When the owl came back in spring, the forest had a question.
"What if she doesn't come back next time?"
"What if a different owl is not as honest?"
"What if The Book is lost?"
So the forest tried something the forest had never tried before.
They made many books.
Not just one.
Every bird in the forest kept a copy. When two birds traded, every bird wrote it down. Every book said the same thing.
If a sneaky weasel tried to write "the weasel is owed one hundred acorns" in his own book, it didn't matter. Every other book in the forest disagreed. The lie was outvoted.
The Book was not owned by anyone.
The Book was kept by everyone.
The forest didn't need the wise old owl anymore. It still loved her. But the truth no longer lived in any one place. The truth lived everywhere at once.
That, in plain English, is what crypto is.
It is money — and other things — tracked by a book that everyone in the world holds a copy of. No one owns the book. No bank, no country, no company. If someone tries to lie about who has what, all the other copies disagree, and the lie loses.
That is the genuinely new idea.
It is not magic. It is not free money. It is a different way of keeping a Book.
A few honest things to know.
Some crypto is built carefully, by people trying to solve real problems. Some crypto is built carelessly, by people trying to get rich quickly. Most people who lost money in crypto lost it because they could not tell the difference.
The price of crypto can move very fast.
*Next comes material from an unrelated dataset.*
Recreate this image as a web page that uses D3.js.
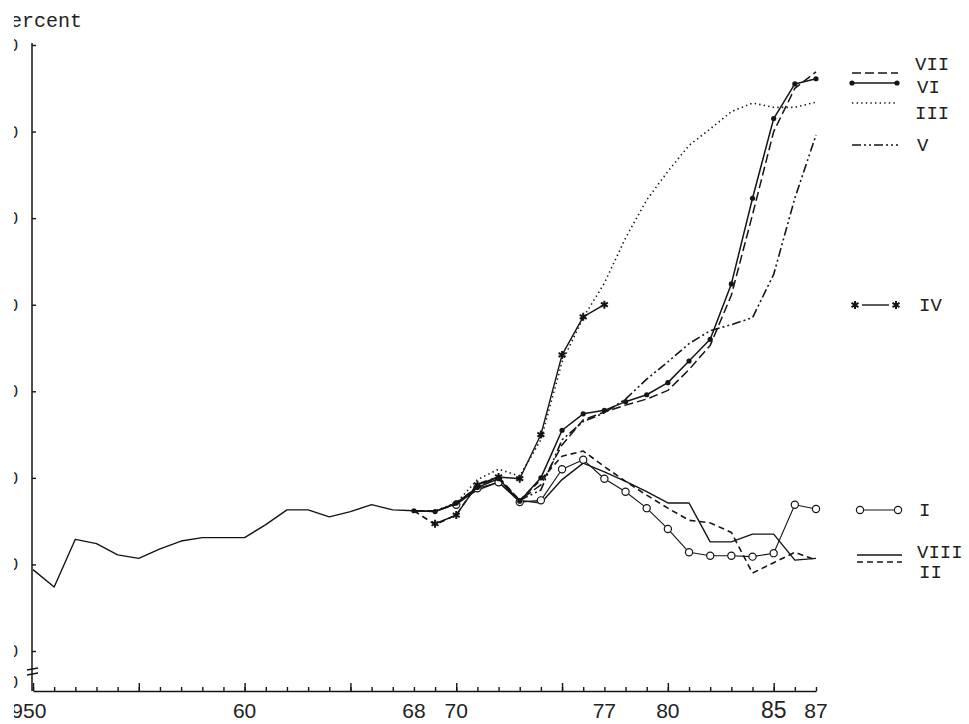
<!DOCTYPE html>
<html>
<head>
<meta charset="utf-8">
<script src="https://cdn.jsdelivr.net/npm/d3@7"></script>
<style>
    body{margin:0;background:#fff;}
    svg{display:block;}
    .ln{fill:none;stroke:#151515;stroke-linejoin:round;stroke-linecap:butt;}
    .ax path,.ax line{stroke:#151515;stroke-width:1.4px;}
    .ax text{font-family:"Liberation Sans",sans-serif;font-size:17px;fill:#222;}
    .mono{font-family:"Liberation Mono",monospace;fill:#222;}
    .xl{font-family:"Liberation Sans",sans-serif;font-size:21px;fill:#222;}
</style>
</head>
<body>
<div id="chart"></div>
<script>
// values (percent), one array per series, first year given separately
var seriesVIII = [19.4,17.4,22.9,22.4,21.1,20.7,21.8,22.7,23.1,23.1,23.1,24.6,26.3,26.3,25.5,26.1,26.9,26.3,26.2,
                  26.1,27.0,28.6,29.5,27.4,27.1,29.8,31.7,30.7,29.6,28.4,27.1,27.1,22.6,22.6,23.5,23.5,20.5,20.7]; // 1950-87
var seriesVI  = [26.2,26.1,27.1,28.9,29.9,27.3,30.0,35.5,37.4,37.8,38.8,39.6,41.0,43.5,46.0,52.4,62.3,71.5,75.5,76.1]; // 1968-87
var seriesVII = [26.2,26.2,26.9,29.1,30.0,27.4,29.2,33.8,36.7,37.6,38.4,39.1,40.1,42.5,45.3,51.1,60.4,70.0,75.0,76.9]; // 1968-87
var seriesIII = [26.2,26.2,27.1,29.8,31.0,30.2,34.4,43.4,48.5,52.5,57.7,62.1,65.4,68.4,70.3,72.3,73.3,72.8,72.8,73.4]; // 1968-87
var seriesIV  = [24.7,25.7,29.2,30.1,29.9,35.0,44.2,48.6,50.0]; // 1969-77
var seriesV   = [27.4,28.6,34.4,36.5,37.5,39.1,41.4,43.4,45.5,47.0,47.7,48.5,53.5,62.3,69.6]; // 1973-87
var seriesII  = [26.2,24.6,25.7,29.3,30.1,27.4,29.8,32.5,33.1,31.3,29.6,28.0,26.5,25.1,24.8,23.7,19.0,20.2,21.4,20.5]; // 1968-87
var seriesI   = [26.9,28.8,29.5,27.2,27.4,31.0,32.1,29.9,28.4,26.5,24.1,21.4,21.0,21.0,20.9,21.3,26.9,26.4]; // 1970-87

var seriesNames  = ["VIII","II","I","V","III","VII","VI","IV"];
var seriesStart  = [1950,1968,1970,1973,1968,1968,1968,1969];
var seriesValues = [seriesVIII,seriesII,seriesI,seriesV,seriesIII,seriesVII,seriesVI,seriesIV];

var yTickValues = [10,20,30,40,50,60,70,80];
var xLabelYears = [1950,1960,1968,1970,1977,1980,1985,1987];
var xLabelText  = ["1950","60","68","70","77","80","85","87"];
var legendNames = ["VII","VI","III","V","IV","I","VIII","II"];

var W = 969, H = 724;

var style = {
    "VIII": {w:1.4, dash:null},
    "II":   {w:1.6, dash:"6,4"},
    "I":    {w:1.1, dash:null, mark:"open"},
    "V":    {w:1.6, dash:"9,3,2,3,2,3"},
    "III":  {w:1.6, dash:"1.4,3.2"},
    "VII":  {w:1.5, dash:"9,4"},
    "VI":   {w:1.5, dash:null, mark:"dot"},
    "IV":   {w:1.4, dash:null, mark:"star"}
};

// legend layout: sample y, text y, sample x range, text x (IV's line sits between its stars)
var legendPos = {
    "VII":  {ly:73,  ty:63,  x1:852, x2:898, tx:915},
    "VI":   {ly:83,  ty:86,  x1:852, x2:897, tx:917},
    "III":  {ly:103, ty:112, x1:852, x2:898, tx:915},
    "V":    {ly:145, ty:144, x1:852, x2:898, tx:917},
    "IV":   {ly:305, ty:304, x1:855, x2:896, tx:919, gap:7},
    "I":    {ly:510, ty:509, x1:860, x2:898, tx:919},
    "VIII": {ly:555, ty:551, x1:857, x2:902, tx:917},
    "II":   {ly:562, ty:571, x1:857, x2:902, tx:919}
};

var x = d3.scaleLinear().domain([1950,1987]).range([33,816]);
var y = d3.scaleLinear().domain([10,80]).range([651,45]);
var axisY = 691;

var svg = d3.select("#chart").append("svg").attr("width",W).attr("height",H);
// the scan is trimmed on the left, cutting into the labels there
svg.append("defs").append("clipPath").attr("id","cut").append("rect")
    .attr("x",14).attr("y",0).attr("width",W).attr("height",H);
var g = svg.append("g").attr("clip-path","url(#cut)");

// x axis, minor and major ticks pointing up
var allYears = d3.range(1950,1988);
var major = allYears.filter(function(d){return d%5==0;});
g.append("g").attr("class","ax").attr("transform","translate(0,"+axisY+")")
    .call(d3.axisBottom(x).tickValues(allYears).tickSize(-4).tickSizeOuter(0).tickFormat(""));
var mj = g.append("g").attr("class","ax").attr("transform","translate(0,"+axisY+")")
    .call(d3.axisBottom(x).tickValues(major).tickSize(-8).tickFormat(""));
mj.select(".domain").remove();

g.selectAll(".xl").data(xLabelYears).enter().append("text")
    .attr("class","xl")
    .attr("x",function(d,i){return x(d) - (i==0 ? 10 : 0);})
    .attr("y",718)
    .attr("text-anchor","middle")
    .style("font-size",function(d){return d==1985 ? "23px" : null;})
    .text(function(d,i){return xLabelText[i];});

// y axis
g.append("line").attr("x1",32).attr("x2",32).attr("y1",y(80)-2).attr("y2",axisY)
    .attr("stroke","#151515").attr("stroke-width",1.5);
var ya = g.append("g").attr("class","ax").attr("transform","translate(32,0)")
    .call(d3.axisLeft(y).tickValues(yTickValues).tickSize(-4).tickPadding(14));
ya.select(".domain").remove();
g.append("text").attr("x",18).attr("y",683).attr("dy","0.32em")
    .attr("text-anchor","end").style("font-family","Liberation Sans").style("font-size","17px")
    .style("fill","#222").text("0");
// axis break
[669,674].forEach(function(b){
    g.append("line").attr("x1",27).attr("x2",38).attr("y1",b+1).attr("y2",b-1)
        .attr("stroke","#151515").attr("stroke-width",1.6);
});

g.append("text").attr("class","mono").attr("x",-2).attr("y",27)
    .style("font-size","20px").text("Percent");

// series
var line = d3.line().x(function(d){return x(d.year);}).y(function(d){return y(d.v);});
var star = d3.symbol().type(d3.symbolAsterisk).size(45);

seriesNames.forEach(function(name,k){
    var pts = seriesValues[k].map(function(v,i){return {year:seriesStart[k]+i, v:v};});
    var s = style[name];
    g.append("path").datum(pts).attr("class","ln")
        .attr("d",line).attr("stroke-width",s.w)
        .attr("stroke-dasharray",s.dash);
    drawMarks(g, s.mark, pts.map(function(p){return [x(p.year), y(p.v)];}));
});

function drawMarks(sel, mark, xy){
    if(mark=="dot"){
        sel.selectAll(null).data(xy).enter().append("circle")
            .attr("cx",function(d){return d[0];}).attr("cy",function(d){return d[1];})
            .attr("r",2.6).attr("fill","#151515");
    }else if(mark=="open"){
        sel.selectAll(null).data(xy).enter().append("circle")
            .attr("cx",function(d){return d[0];}).attr("cy",function(d){return d[1];})
            .attr("r",3.6).attr("fill","#fff").attr("stroke","#151515").attr("stroke-width",1.2);
    }else if(mark=="star"){
        sel.selectAll(null).data(xy).enter().append("path")
            .attr("d",star)
            .attr("transform",function(d){return "translate("+d[0]+","+d[1]+")";})
            .attr("fill","none").attr("stroke","#151515").attr("stroke-width",2);
    }
}

// legend
legendNames.forEach(function(name){
    var p = legendPos[name], s = style[name], gap = p.gap || 0;
    g.append("line").attr("class","ln")
        .attr("x1",p.x1+gap).attr("x2",p.x2-gap).attr("y1",p.ly).attr("y2",p.ly)
        .attr("stroke-width",s.w).attr("stroke-dasharray",s.dash);
    drawMarks(g, s.mark, [[p.x1,p.ly],[p.x2,p.ly]]);
    g.append("text").attr("class","mono").attr("x",p.tx).attr("y",p.ty)
        .attr("dy","0.35em").style("font-size","19px").text(name);
});
</script>
</body>
</html>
It can climb a mountain in a month and fall back down in a week. This is not because the idea is bad. It is because the world is still figuring out what the idea is worth, and a world figuring something out is a noisy place.
You do not need to own any crypto to understand it. You do not need to own any to be a smart person about money.
But the Book — the shared book that no one owns — is one of the most interesting ideas humans have had in a long time.
It is worth understanding.
Even if you never spend a single coin.